September is here. As summer folds into autumn, it's high time to take a fresh look at your stock holdings.
To help out with this seasonal routine, we asked a panel of three Motley Fool contributors for their best investment ideas in the consumer goods sector. In Kohl's (NYSE:KSS) and Whole Foods Market (NASDAQ:WFM), they found two battered retailers poised for big comebacks. Procter & Gamble (NYSE:PG) stocks the store shelves rather than running the stores, but offers a similar deep-discount situation.
That's just the quick-and-dirty rundown of our three best consumer goods ideas this months. For the full story, just keep reading:
Tim Green (Kohl's): Shares of Kohl's, which operates over 1,000 department stores nationwide, have been decimated over the past few months. A couple of disappointing earnings reports, along with the recent market turmoil, have caused the stock to drop about 35% since the beginning of April.
The company has emerged from a period of slumping sales, returning to comparable-store sales growth during the last holiday season, and Kohl's has now managed to post positive comps for three quarters in a row. Profits are still being pressured; adjusting for a one-time debt extinguishment charge, EPS declined by 5% year-over-year in the second quarter.

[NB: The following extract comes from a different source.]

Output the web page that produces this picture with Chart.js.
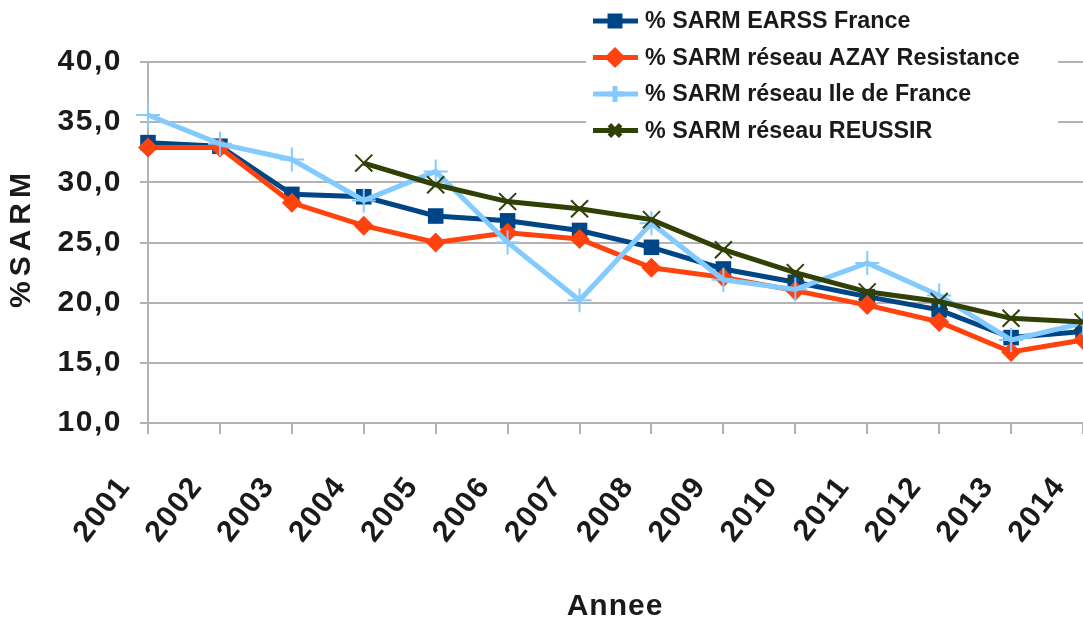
<!DOCTYPE html>
<html>
<head>
<meta charset="utf-8">
<script src="https://cdn.jsdelivr.net/npm/chart.js@4/dist/chart.umd.min.js"></script>
<style>
  body { margin: 0; background: #fff; overflow: hidden; }
  /* le graphique d'origine coupe la dernière année au bord droit */
  .cadre { width: 1083px; height: 623px; overflow: hidden; }
</style>
</head>
<body>
<div class="cadre"><canvas id="chart-sarm" width="1097" height="623"></canvas></div>
<script>
// données (% SARM par année)
const annees = ['2001', '2002', '2003', '2004', '2005', '2006', '2007', '2008', '2009', '2010', '2011', '2012', '2013', '2014'];
const earss = [33.3, 33.0, 29.0, 28.8, 27.2, 26.8, 26.0, 24.6, 22.8, 21.7, 20.5, 19.4, 17.1, 17.6];
const azay = [32.9, 32.9, 28.3, 26.4, 25.0, 25.8, 25.3, 22.9, 22.1, 21.0, 19.8, 18.4, 15.9, 16.9];
const ileDeFrance = [35.6, 33.2, 31.9, 28.5, 30.9, 25.0, 20.2, 26.6, 21.9, 21.1, 23.3, 20.6, 16.9, 18.3];
const reussir = [null, null, null, 31.6, 29.8, 28.4, 27.8, 26.9, 24.4, 22.5, 20.9, 20.1, 18.7, 18.4];
const yTicks = [10, 15, 20, 25, 30, 35, 40];

const GRIS = '#b3b3b3';
const TEXTE = '#1a1a1a';
const POLICE = '"Liberation Sans", Arial, sans-serif';

const datasets = [
  { label: '% SARM EARSS France', data: earss, borderColor: '#004586', backgroundColor: '#004586',
    pointStyle: 'rect', pointRadius: 11, pointBorderWidth: 0, order: 4 },
  { label: '% SARM réseau AZAY Resistance', data: azay, borderColor: '#ff420e', backgroundColor: '#ff420e',
    pointStyle: 'rectRot', pointRadius: 10, pointBorderWidth: 0, order: 3 },
  { label: '% SARM réseau Ile de France', data: ileDeFrance, borderColor: '#83caff', backgroundColor: '#83caff',
    pointStyle: 'cross', pointRadius: 12, pointBorderWidth: 2, order: 2 },
  { label: '% SARM réseau REUSSIR', data: reussir, borderColor: '#314004', backgroundColor: '#314004',
    pointStyle: 'crossRot', pointRadius: 12, pointBorderWidth: 2, order: 1 }
].map(d => ({ ...d, borderWidth: 5, tension: 0, pointHoverRadius: d.pointRadius, spanGaps: false }));

// légende + titres d'axes dessinés à la main
const habillage = {
  id: 'habillage',
  beforeDraw(chart) {
    // les étiquettes des axes sont un peu plus espacées dans l'original
    chart.ctx.letterSpacing = '1.5px';
  },
  afterDraw(chart) {
    const ctx = chart.ctx;
    ctx.save();
    // titre axe Y
    ctx.fillStyle = TEXTE;
    ctx.font = 'bold 30px ' + POLICE;
    ctx.translate(22, 240);
    ctx.rotate(-Math.PI / 2);
    ctx.letterSpacing = '5px';
    ctx.textAlign = 'center';
    ctx.textBaseline = 'middle';
    ctx.fillText('%SARM', 2, 0);
    ctx.restore();

    ctx.save();
    ctx.letterSpacing = '1px';
    ctx.fillStyle = TEXTE;
    ctx.font = 'bold 30px ' + POLICE;
    ctx.textAlign = 'center';
    ctx.textBaseline = 'middle';
    ctx.fillText('Annee', 615, 607);

    // légende
    ctx.letterSpacing = '0px';
    ctx.fillStyle = '#fff';
    ctx.fillRect(586, 0, 472, 147);
    const ordre = [0, 1, 2, 3];
    ordre.forEach((i, rang) => {
      const ds = chart.data.datasets[i];
      const y = 21 + rang * 36.5;
      ctx.strokeStyle = ds.borderColor;
      ctx.lineWidth = 5;
      ctx.beginPath();
      ctx.moveTo(593, y);
      ctx.lineTo(638, y);
      ctx.stroke();
      Chart.helpers.drawPoint(ctx, {
        pointStyle: ds.pointStyle,
        radius: ds.pointStyle === 'rect' ? 7 : ds.pointStyle === 'rectRot' ? 7 : 8,
        borderWidth: ds.pointBorderWidth || 1,
        rotation: 0
      }, 615, y);
      ctx.fillStyle = ds.backgroundColor;
      ctx.lineWidth = 2;
      if (ds.pointStyle === 'rect' || ds.pointStyle === 'rectRot') ctx.fill();
      ctx.fillStyle = TEXTE;
      ctx.font = 'bold 23.3px ' + POLICE;
      ctx.textAlign = 'left';
      ctx.textBaseline = 'middle';
      ctx.fillText(ds.label, 645, y + 1);
    });
    ctx.restore();
  }
};

new Chart(document.getElementById('chart-sarm'), {
  type: 'line',
  data: { labels: annees, datasets },
  plugins: [habillage],
  options: {
    responsive: false,
    animation: false,
    layout: { padding: { top: 62, left: 0, right: 0, bottom: 0 } },
    plugins: { legend: { display: false }, tooltip: { enabled: false } },
    scales: {
      x: {
        offset: false,
        grid: { display: true, drawOnChartArea: false, drawTicks: true, tickLength: 11, color: GRIS, lineWidth: 2 },
        border: { display: true, color: GRIS, width: 2 },
        ticks: {
          color: TEXTE, font: { family: POLICE, size: 30, weight: 'bold' },
          minRotation: 52, maxRotation: 52, padding: 36, labelOffset: -23, autoSkip: false
        },
        afterFit(scale) { scale.height = 200; scale.paddingLeft = 0; scale.paddingRight = 0; }
      },
      y: {
        min: 10, max: 40,
        afterBuildTicks(scale) { scale.ticks = yTicks.map(v => ({ value: v })); },
        grid: { color: GRIS, lineWidth: 2, tickLength: 8 },
        border: { display: true, color: GRIS, width: 2 },
        ticks: {
          color: TEXTE, font: { family: POLICE, size: 30, weight: 'bold' }, padding: 18,
          callback: v => v.toFixed(1).replace('.', ',')
        },
        afterFit(scale) { scale.width = 148; scale.paddingTop = 0; scale.paddingBottom = 0; }
      }
    }
  }
});
</script>
</body>
</html>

But that problem should fix itself if the company can continue to grow, as sales are still below peak levels.
Kohl's now trades at roughly 11.5 times the low end of the company's guidance for full-year earnings. The market is clearly not expecting much growth from Kohl's, and the company has mostly stopped building new stores for the time being. But a combination of growing comparable-store sales and share buybacks, funded from the company's free cash flow, can still drive earnings higher.
And while investors wait for Kohl's to fully right the ship, a dividend yielding around 3.5% is certainly nice to have.
Anders Bylund (Procter & Gamble): It's not often that shares of a world-class company take a 14% dive in just six weeks. But that's exactly where consumer goods giant Procter & Gamble stands today.
All told, P&G investors have not only underperformed the market over the last two years, but actually lost money even if you're doing the math on dividend-adjusted share prices. That's about as rare as chicken lips.
Yes, P&G missed Wall Street's revenue targets in the recently reported fourth quarter. Yes, the company has missed earnings targets in two of the last four reporting periods. And yeah, the board of directors cut CEO A.G. Lafley's annual bonus by $1.1 million due to unimpressive results in the 2015 fiscal year.
But P&G's cash flows continue to grow at a healthy pace, gaining 7.5% year over year. Lafley's bonus reduction is nothing more than a slap on the wrist, as he still collected $18.3 million in total compensation. And he runs the company with a multiyear focus, not to please investors in the next quarter.
This is not Procter & Gamble's first tussle with slowing sales or new competition, yet the company has increased its annual dividend payouts without interruption since 1957. The result of ever-rising payouts on top of struggling share prices? Fantastic dividend yields, of course.
P&G offers a trailing yield of 3.7% today. It's one of the five richest yields among the Dow Jones Industrial Average members, and the stock hasn't offered yields on this level since 1988:
This is the kind of stock that will take a beating and come back swinging. Simply put, this is a fantastic time to pick up P&G shares at attractive prices.
Jeremy Bowman (Whole Foods Market): Like the two other stocks on this list, Whole Foods Market has stumbled upon tough times. Shares of the organic grocer are down 50% since their peak in the fall of 2013, and the once high-flying growth stock is now trading at a modest P/E of 19, in line with the S&P 500.
Though competition has pressured same-store sales and profit growth, there are a number of catalysts that should help the stock make back its losses. Comparable sales growth fell to just 1.3% in its most recent quarter, but at stores younger than five years they increased to 8.7% and the company still saw average weekly sales per store improve modestly to $728,000.
Those two figures indicate that demand for new Whole Foods stores continues to be high, and back up management's claims that there is room in the U.S. market for 1,200 of its stores, or about triple its count today. Additionally, the opening of its 365 brand stores next year -- aiming for convenience, "everyday low prices," and high quality, with a tilt toward attracting millennials -- could also spark long-term growth in sales and profits.
Other indicators point to Whole Foods' brand strength. Its sales per square foot of $990 are about twice that of competitors like Kroger and Wal-Mart and its return on invested capital of 15% is also better than much its industry. Whole Foods is stronger than recent reports would indicate, and it still stands to be the biggest winner from the nationwide shift to healthier eating. It may not recover this month, but I expect the stock to be significantly higher by 2016.